Let $U$ be an open subset of $\mathbb{R}^n$ with smooth boundary $\partial U$. Consider a function $f$ in $L^2(u)$. Suppose that for every $h$ in the Sobolev space$ H^2_0(U)$ it holds that $$\int_U f \Delta h=0.$$ Where $\Delta$ is the Laplacian operator.n
Can we conclude that $f=0$ almost everywhere on $U$?
On
Let $u: \overline {U}\to \mathbb{R}$ be a harmonic function, i.e. $$\tag{1}\Delta u=0\ in\ U$$
Mutliply $(1)$ by $h\in H_0^2(U)$ in both sides and then integrate: $$\tag{2}\int_U\Delta u\cdot h=0,\ \forall\ h\in H_0^2(U)$$
Use the generalized Green identity to conclude from $(2)$ that $$\tag{3}0=\int_U\Delta u\cdot h=-\int_U\nabla u\nabla h=\int_Uu\Delta h,\ \forall\ h\in H_0^2(U)$$
From $(3)$ we have your claim but $u$ does not need to be zero almost everywhere.

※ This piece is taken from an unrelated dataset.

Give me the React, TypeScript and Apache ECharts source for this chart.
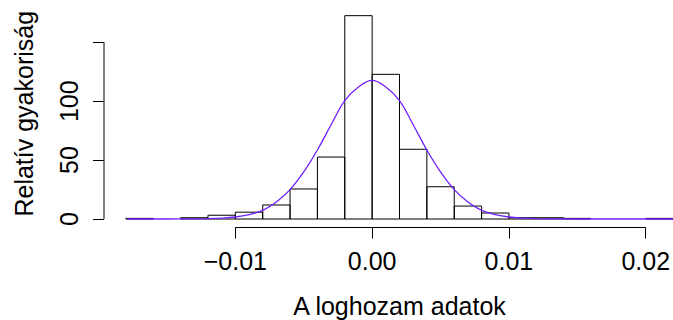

I think so. Assume that $f$ is nonnegative and smooth in some open set $S$. Now test against $\Delta h$ where $\Delta h=1$ in an open set $\Omega\subset S$ with homogeneous Dirichlet boundary conditions. Is this ok? Now, one can use the density of $C_c^\infty$ in $L^2$ and some approximation argument, isn't it?